Department of Bioscience and Bioinformatics, Kyushu Institute of Technology, 680-4 Kawazu, Iizuka, Fukuoka 820-8502, Japan. WHO Collaborating Centre on eHealth, UNSW Digital Health, School of Public Health and Community Medicine, Faculty of Medicine, UNSW Sydney, Sydney, NSW 2052, Australia. Center of Data Mining and Biomedical Informatics, Faculty of Medical Technology, Mahidol University, Bangkok 10700, Thailand. Japan Society for the Promotion of Science, 5-3-1 Kojimachi, Chiyoda-ku, Tokyo 102-0083, Japan.

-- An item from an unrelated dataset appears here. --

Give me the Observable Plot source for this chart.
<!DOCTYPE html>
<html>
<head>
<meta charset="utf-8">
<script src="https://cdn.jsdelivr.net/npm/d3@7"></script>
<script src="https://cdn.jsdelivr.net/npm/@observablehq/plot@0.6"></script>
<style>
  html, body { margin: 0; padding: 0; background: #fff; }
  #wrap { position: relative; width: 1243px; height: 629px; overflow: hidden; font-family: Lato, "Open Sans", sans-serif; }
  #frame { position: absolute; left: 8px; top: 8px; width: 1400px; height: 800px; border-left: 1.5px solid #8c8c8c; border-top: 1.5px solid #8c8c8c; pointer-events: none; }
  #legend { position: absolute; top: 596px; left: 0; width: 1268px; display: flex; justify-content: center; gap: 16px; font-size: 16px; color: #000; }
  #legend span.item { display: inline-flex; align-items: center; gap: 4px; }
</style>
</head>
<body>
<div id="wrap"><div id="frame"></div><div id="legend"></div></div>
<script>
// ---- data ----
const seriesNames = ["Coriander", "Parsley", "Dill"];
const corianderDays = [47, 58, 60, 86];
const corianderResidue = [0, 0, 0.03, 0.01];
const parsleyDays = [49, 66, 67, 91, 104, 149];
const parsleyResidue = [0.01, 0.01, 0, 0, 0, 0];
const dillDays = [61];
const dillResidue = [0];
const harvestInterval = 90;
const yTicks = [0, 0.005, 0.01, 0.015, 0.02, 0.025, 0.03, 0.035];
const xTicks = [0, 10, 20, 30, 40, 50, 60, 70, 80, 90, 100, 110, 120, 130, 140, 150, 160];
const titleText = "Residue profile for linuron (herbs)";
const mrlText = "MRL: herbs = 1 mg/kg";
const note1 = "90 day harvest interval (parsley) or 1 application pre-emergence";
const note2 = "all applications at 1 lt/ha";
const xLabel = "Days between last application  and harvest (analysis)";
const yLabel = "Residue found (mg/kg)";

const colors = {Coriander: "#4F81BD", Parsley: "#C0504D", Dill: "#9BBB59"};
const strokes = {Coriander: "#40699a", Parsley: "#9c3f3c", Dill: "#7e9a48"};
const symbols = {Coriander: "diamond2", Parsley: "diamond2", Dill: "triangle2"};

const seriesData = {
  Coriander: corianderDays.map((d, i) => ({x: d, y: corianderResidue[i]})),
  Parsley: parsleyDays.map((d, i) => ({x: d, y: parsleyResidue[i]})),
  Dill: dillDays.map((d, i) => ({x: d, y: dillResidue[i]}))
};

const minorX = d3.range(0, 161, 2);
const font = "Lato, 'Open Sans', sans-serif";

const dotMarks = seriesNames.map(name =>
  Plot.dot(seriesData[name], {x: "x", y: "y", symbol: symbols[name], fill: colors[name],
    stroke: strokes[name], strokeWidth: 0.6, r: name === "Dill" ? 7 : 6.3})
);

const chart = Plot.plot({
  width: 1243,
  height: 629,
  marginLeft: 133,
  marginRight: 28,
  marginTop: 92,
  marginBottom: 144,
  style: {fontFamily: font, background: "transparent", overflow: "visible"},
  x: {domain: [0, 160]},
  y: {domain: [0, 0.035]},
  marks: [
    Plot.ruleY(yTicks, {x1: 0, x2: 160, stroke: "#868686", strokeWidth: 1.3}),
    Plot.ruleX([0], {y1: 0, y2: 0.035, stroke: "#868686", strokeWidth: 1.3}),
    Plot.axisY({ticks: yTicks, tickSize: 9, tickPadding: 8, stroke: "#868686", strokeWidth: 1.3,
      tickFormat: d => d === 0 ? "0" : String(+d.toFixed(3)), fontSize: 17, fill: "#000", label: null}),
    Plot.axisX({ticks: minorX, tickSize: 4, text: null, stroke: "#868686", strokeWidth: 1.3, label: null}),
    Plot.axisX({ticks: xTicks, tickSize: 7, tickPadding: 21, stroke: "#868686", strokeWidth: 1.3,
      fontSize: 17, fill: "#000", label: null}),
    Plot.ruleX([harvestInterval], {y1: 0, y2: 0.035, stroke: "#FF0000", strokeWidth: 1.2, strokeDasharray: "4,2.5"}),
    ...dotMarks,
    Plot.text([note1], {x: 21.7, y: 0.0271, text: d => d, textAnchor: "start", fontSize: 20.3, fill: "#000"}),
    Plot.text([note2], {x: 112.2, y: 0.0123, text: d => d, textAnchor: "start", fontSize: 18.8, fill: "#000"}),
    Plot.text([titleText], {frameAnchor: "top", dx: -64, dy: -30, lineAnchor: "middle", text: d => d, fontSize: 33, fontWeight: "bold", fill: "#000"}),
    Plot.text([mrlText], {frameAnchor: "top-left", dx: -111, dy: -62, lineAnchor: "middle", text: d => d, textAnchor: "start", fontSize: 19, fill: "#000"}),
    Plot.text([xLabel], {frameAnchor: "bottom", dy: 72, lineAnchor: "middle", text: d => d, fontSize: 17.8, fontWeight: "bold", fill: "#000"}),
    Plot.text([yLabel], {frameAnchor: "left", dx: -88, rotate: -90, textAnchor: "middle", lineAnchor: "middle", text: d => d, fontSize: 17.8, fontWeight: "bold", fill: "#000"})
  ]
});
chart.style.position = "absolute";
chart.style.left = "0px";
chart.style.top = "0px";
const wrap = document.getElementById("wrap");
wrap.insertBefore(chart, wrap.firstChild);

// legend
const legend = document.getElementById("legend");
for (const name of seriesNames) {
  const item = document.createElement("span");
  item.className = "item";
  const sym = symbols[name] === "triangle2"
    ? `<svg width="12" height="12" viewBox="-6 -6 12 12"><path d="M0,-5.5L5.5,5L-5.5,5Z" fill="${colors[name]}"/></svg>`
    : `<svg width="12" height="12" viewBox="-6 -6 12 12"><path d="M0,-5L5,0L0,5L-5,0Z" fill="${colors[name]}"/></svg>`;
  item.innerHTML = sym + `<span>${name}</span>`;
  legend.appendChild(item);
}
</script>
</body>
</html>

International journal of molecular sciences. 2021;(5)
Full text from:

Abstract

Nitrotyrosine, which is generated by numerous reactive nitrogen species, is a type of protein post-translational modification. Identification of site-specific nitration modification on tyrosine is a prerequisite to understanding the molecular function of nitrated proteins. Thanks to the progress of machine learning, computational prediction can play a vital role before the biological experimentation. Herein, we developed a computational predictor PredNTS by integrating multiple sequence features including K-mer, composition of k-spaced amino acid pairs (CKSAAP), AAindex, and binary encoding schemes. The important features were selected by the recursive feature elimination approach using a random forest classifier. Finally, we linearly combined the successive random forest (RF) probability scores generated by the different, single encoding-employing RF models. The resultant PredNTS predictor achieved an area under a curve (AUC) of 0.910 using five-fold cross validation. It outperformed the existing predictors on a comprehensive and independent dataset. Furthermore, we investigated several machine learning algorithms to demonstrate the superiority of the employed RF algorithm. The PredNTS is a useful computational resource for the prediction of nitrotyrosine sites. The web-application with the curated datasets of the PredNTS is publicly available.